Begin with the first line below and retype each line exactly through the line containing "from bokeh.resources import INLINE". Any pictures are to be left out.

Data:
━━━━━━━━━━━━━━━━━━━━━━━━━━━━━━
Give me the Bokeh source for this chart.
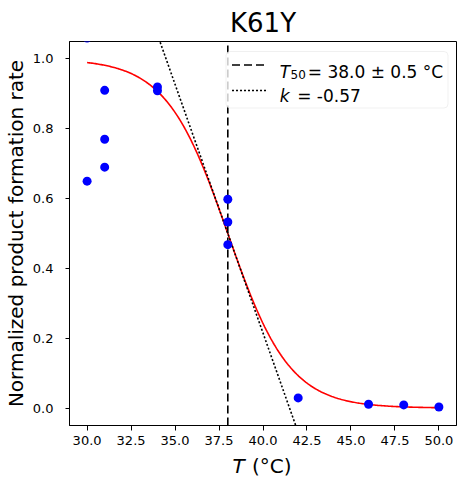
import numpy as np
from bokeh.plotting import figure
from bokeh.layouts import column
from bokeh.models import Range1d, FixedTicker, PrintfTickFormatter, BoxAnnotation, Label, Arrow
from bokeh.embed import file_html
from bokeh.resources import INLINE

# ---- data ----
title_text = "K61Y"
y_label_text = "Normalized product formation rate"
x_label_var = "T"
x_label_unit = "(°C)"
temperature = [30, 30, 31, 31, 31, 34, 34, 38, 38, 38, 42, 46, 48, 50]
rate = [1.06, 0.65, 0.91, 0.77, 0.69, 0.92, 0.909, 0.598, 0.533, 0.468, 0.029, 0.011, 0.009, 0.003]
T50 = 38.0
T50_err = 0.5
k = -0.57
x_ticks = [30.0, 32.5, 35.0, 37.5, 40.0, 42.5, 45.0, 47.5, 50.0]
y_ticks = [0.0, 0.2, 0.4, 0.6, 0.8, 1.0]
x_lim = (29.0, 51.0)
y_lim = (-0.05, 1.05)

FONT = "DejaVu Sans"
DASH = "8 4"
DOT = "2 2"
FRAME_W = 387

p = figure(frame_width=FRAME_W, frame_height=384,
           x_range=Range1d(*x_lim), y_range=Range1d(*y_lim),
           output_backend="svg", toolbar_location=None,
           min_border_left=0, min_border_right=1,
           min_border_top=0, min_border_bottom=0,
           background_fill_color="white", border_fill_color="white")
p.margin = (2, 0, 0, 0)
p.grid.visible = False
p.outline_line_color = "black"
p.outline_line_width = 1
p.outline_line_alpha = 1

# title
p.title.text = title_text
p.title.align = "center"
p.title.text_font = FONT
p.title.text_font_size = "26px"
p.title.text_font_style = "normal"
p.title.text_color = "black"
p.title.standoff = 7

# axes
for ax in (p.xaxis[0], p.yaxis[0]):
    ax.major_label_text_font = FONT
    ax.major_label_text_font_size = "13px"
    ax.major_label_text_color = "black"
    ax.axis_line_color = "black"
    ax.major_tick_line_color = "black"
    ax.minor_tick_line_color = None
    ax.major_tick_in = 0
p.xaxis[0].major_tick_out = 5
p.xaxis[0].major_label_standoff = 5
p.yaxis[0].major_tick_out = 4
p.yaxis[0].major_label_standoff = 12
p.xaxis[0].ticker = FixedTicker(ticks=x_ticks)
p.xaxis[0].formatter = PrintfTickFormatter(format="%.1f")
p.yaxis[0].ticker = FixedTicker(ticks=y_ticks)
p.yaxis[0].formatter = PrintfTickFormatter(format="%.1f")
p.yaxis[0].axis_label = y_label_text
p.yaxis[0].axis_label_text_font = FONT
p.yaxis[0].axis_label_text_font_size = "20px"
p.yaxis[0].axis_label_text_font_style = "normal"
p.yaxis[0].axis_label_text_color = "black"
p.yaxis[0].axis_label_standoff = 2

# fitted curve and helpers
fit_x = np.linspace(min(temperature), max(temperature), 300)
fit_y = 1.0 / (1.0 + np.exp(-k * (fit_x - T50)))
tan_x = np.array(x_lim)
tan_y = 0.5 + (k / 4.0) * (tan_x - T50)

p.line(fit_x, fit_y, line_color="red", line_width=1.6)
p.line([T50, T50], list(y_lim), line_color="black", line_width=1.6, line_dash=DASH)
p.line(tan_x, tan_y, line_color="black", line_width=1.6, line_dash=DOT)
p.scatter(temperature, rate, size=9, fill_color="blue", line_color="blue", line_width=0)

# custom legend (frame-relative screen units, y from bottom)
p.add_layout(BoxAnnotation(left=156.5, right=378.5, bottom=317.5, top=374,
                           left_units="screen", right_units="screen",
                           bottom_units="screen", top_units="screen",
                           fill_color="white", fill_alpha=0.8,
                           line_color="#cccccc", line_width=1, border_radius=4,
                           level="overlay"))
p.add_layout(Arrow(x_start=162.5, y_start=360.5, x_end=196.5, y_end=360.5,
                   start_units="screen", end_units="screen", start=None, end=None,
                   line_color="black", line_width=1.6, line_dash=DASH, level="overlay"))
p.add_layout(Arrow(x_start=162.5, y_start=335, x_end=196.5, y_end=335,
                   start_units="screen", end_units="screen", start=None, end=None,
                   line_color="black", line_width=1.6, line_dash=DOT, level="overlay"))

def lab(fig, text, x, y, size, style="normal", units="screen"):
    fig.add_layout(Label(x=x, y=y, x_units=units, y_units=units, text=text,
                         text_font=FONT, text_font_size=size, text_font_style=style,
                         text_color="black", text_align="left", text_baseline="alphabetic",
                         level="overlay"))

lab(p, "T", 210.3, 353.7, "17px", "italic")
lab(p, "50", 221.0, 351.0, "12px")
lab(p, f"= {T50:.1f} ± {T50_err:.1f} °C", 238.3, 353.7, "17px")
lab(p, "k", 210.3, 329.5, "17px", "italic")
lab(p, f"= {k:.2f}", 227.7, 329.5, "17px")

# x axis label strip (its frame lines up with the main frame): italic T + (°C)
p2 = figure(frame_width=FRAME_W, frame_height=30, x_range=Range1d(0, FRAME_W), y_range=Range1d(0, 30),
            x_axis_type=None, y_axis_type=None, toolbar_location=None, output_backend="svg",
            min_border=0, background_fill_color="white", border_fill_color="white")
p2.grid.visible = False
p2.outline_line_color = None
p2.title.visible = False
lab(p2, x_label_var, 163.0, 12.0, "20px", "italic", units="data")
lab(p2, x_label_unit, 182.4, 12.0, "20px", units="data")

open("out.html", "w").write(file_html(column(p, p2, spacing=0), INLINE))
━━━━━━━━━━━━━━━━━━━━━━━━━━━━━━
Answer for this exercise:
Give me the Bokeh source for this chart.
import numpy as np
from bokeh.plotting import figure
from bokeh.layouts import column
from bokeh.models import Range1d, FixedTicker, PrintfTickFormatter, BoxAnnotation, Label, Arrow
from bokeh.embed import file_html
from bokeh.resources import INLINE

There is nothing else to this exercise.